Is 53,10-11; Eb 4,14-16; Mc 10,35-45
La vita è bella. Anche quando non è legata al successo o al potere! Il senso della vita è la vita stessa. Gesù non rimprovera tanto l’ambizione dei suoi, ma vuole regalare ai due fratelli (e a noi) il senso pieno che ha una vita donata, offerta, spesa. Questo è il segreto di una vita guidata dall’amore. Anche Giacomo e Giovanni devono cogliere il senso altissimo della loro vita, al di là del “premio” finale.
Il calice e il battesimo sono immagini della nostra pasqua dentro quella di Gesù e dicono il senso profondo della nostra vita. Gesù li rassicura che entrambi i segni saranno loro impressi a sigillo della testimonianza fino alla fine, condividendo il sacrificio d’amore del Maestro.
Chi ha potere domina e opprime, due verbi fortissimi per esprimere la consuetudine fuori dal Vangelo. “Tra voi non è così”! Gesù è categorico, non ammette eccezioni o compromessi. Il termine di paragone è il mistero stesso della sua persona e della sua opera. Per questo chi esercita male la propria responsabilità, rischia di confondere e distorcere la figura stessa del Figlio che “non è venuto per farsi servire, ma per servire e dare la propria vita in riscatto per molti”.
Gesù annuncia la sua Pasqua di morte e resurrezione e i discepoli discutono su chi sia il più grande tra loro. Oggi la domanda dei due figli di Zebedeo che vogliono essere rassicurati sul futuro, sapere adesso il premio finale: non solo un posto d’onore, ma uno di potere. E invece la vita serve a dare la vita, per amore.

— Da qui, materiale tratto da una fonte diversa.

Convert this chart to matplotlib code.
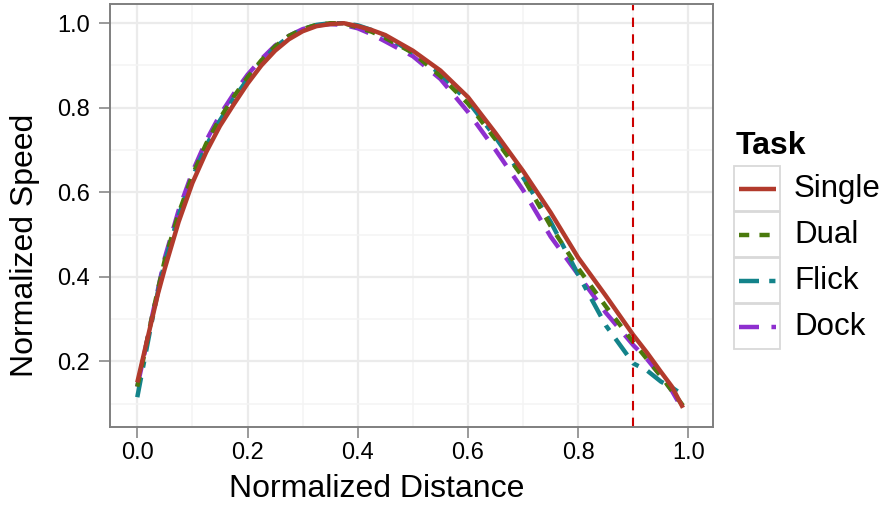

Certo, senza risurrezione e senza speranza di vita eterna, tutto sarebbe falso.
Gesù vince l’irritazione dei dieci raccogliendo tutti intorno a sé. E spiega, ponendo una contrapposizione assoluta fra il servizio reciproco nella comunità dove tutti sono fratelli, all’andazzo del mondo dove ci si crede a capo delle nazioni con stra-potere e forza oppressiva.
Chi è il più grande? Torna sempre questa domanda. Nel Regno di Dio è grande chi serve e il miglior servizio è quello di dare la vita. Già il servire è un po’ morire, è la croce quotidiana.
La reazione dei discepoli alla terza predizione della Passione è peggiore delle precedenti. Dopo la prima ci fu un forte diverbio tra Gesù e Pietro, il quale pensa secondo gli uomini e non secondo Dio. Dopo la seconda ci fu l’incomprensione di tutti gli apostoli, intenti a litigare su chi fosse il più grande. Dopo la terza è come se Gesù non avesse detto nulla. Anzi, due prediletti, Giacomo e Giovanni, invece di fare la sua volontà, vogliono che lui faccia la loro. È il capovolgimento del rapporto della fede.
Quest’anno, dedicato alla fede, serva a rimettere ordine nelle cose. Per esempio con il modello di Teresa di Calcutta, cristiana e serva di tutti:
Signore, mettici al servizio dei nostri fratelli che vivono e muoiono nella povertà e nella fame in tutto il mondo. Affidali a noi oggi; dà il loro pane quotidiano insieme al nostro amore pieno di comprensione, di pace, di gioia.
Signore fai di me uno strumento della tua pace, affinché io possa portare l’amore dove c’è l’odio, lo spirito del perdono dove c’è l’ingiustizia, l’armonia dove c’è la discordia, la verità dove c’è l’errore, la fede dove c’è il dubbio, la speranza dove c’è la disperazione, la luce dove ci sono le ombre e la gioia dove c’è la tristezza.
Signore, fa’ che io cerchi di confortare e non di essere confortata, di capire e non di essere capita, e di amare e non di essere amata, perché dimenticando se stessi ci si ritrova, perdonando si viene perdonati e morendo ci si risveglia alla vita eterna.